§ **GOAL**
Find the number of lines below in which the word "with" appears, and write that number only.

§ **EXTRACTED INFORMATION**

···

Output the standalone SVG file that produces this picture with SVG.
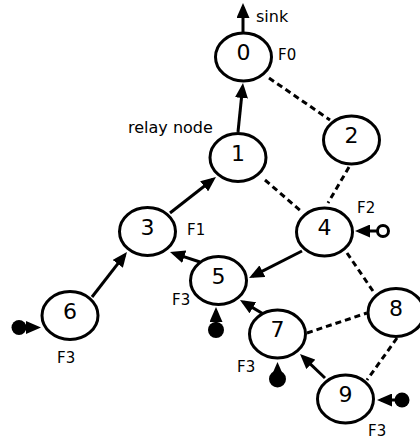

···

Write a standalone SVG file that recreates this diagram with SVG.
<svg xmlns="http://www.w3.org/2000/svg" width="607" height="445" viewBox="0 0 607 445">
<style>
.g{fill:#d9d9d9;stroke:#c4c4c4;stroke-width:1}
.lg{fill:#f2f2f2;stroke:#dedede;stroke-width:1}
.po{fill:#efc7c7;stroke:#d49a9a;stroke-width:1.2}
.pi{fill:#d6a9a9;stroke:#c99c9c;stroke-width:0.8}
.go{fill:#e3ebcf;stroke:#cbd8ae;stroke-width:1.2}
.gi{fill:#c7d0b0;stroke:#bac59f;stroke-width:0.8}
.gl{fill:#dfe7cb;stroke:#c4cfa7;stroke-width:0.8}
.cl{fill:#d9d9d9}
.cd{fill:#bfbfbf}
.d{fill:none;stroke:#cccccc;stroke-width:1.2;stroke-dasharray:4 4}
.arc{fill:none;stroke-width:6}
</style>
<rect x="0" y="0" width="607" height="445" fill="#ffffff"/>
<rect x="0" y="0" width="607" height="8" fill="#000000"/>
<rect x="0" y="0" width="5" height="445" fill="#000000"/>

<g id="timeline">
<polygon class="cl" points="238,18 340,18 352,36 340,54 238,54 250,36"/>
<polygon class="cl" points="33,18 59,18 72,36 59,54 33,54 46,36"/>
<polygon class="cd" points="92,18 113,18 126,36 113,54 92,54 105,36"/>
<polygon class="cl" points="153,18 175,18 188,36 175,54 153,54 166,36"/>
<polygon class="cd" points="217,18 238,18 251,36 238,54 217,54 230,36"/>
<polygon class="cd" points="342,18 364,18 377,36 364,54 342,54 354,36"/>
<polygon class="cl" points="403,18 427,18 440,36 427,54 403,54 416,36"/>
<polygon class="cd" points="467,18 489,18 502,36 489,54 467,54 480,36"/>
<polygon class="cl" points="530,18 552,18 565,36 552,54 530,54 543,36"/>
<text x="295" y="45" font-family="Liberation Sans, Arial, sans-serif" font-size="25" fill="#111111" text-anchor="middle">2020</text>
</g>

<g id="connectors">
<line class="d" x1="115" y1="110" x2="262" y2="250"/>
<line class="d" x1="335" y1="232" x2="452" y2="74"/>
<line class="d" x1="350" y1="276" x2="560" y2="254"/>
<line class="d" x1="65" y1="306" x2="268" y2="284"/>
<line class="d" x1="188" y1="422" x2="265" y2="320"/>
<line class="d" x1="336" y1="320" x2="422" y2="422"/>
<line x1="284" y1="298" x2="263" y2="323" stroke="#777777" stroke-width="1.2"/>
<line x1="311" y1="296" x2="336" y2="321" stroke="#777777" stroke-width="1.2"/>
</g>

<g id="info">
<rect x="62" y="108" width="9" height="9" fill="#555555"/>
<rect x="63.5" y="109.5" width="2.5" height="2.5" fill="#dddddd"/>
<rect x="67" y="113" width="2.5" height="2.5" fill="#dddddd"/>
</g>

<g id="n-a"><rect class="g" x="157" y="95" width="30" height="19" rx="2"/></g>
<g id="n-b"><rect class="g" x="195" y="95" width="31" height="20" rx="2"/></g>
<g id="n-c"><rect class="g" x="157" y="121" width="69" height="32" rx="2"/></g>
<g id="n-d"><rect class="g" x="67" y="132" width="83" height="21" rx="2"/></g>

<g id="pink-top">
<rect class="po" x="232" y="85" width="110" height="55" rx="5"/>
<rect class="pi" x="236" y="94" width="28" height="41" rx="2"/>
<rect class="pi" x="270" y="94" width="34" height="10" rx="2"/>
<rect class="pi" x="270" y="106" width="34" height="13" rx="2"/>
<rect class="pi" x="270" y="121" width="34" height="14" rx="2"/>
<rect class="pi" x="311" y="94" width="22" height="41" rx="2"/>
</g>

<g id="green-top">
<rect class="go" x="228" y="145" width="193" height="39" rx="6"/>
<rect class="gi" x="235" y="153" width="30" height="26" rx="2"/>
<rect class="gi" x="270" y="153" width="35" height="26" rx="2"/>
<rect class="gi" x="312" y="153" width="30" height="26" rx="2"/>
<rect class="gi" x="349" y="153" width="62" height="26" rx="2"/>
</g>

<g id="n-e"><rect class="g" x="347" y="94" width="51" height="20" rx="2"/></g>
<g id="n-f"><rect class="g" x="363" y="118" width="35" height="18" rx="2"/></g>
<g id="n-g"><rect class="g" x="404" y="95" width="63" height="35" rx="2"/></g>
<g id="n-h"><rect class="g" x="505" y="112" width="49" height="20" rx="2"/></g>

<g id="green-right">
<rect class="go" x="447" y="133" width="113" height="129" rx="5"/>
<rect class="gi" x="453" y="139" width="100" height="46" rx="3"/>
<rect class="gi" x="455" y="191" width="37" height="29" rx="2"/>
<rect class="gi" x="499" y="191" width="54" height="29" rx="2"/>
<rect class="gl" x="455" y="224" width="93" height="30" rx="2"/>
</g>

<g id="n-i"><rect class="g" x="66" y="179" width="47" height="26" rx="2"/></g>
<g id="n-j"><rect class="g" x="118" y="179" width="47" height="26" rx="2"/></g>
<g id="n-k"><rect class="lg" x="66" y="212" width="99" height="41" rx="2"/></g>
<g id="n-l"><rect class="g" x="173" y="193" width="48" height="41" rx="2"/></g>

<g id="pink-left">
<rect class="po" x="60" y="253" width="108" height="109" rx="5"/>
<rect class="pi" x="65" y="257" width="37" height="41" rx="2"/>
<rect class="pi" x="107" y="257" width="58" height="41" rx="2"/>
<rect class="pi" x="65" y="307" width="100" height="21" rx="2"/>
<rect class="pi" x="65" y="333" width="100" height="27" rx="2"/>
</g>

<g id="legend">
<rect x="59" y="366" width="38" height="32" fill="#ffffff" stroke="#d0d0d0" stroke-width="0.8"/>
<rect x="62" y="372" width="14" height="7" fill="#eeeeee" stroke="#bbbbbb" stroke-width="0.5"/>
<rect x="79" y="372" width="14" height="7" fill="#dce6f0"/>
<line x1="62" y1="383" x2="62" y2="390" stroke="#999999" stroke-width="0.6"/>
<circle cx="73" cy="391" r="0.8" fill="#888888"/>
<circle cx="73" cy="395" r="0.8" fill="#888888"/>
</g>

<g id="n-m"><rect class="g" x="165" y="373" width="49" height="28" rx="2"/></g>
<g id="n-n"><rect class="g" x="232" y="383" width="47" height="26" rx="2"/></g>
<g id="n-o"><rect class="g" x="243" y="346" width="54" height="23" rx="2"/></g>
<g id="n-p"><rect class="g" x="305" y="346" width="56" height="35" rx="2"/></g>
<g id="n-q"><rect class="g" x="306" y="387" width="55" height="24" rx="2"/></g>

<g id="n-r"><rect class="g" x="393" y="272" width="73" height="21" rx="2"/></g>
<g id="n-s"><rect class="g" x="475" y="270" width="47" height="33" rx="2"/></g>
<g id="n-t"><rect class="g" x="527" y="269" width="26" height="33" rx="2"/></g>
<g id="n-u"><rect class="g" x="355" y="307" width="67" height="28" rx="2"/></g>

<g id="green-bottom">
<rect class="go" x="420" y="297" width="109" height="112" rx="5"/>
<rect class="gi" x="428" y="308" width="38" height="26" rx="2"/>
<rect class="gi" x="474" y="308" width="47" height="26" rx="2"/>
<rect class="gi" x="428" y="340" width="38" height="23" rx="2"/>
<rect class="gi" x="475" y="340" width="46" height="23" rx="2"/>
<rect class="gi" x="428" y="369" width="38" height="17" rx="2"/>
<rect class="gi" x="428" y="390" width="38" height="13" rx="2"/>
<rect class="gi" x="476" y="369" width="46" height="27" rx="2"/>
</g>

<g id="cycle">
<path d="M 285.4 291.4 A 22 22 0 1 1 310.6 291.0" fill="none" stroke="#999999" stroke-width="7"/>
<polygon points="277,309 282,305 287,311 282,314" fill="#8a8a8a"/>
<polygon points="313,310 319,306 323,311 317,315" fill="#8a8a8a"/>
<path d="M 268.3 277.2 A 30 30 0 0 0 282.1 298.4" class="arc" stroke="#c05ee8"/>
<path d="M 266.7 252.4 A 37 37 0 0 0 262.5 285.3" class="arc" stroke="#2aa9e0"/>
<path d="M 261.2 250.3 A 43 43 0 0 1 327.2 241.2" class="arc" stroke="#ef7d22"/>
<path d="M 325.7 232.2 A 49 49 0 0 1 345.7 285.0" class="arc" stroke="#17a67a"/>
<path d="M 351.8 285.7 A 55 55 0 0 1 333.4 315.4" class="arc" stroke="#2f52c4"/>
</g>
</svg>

···

§ **SOLUTION TO THE PROBLEM**
2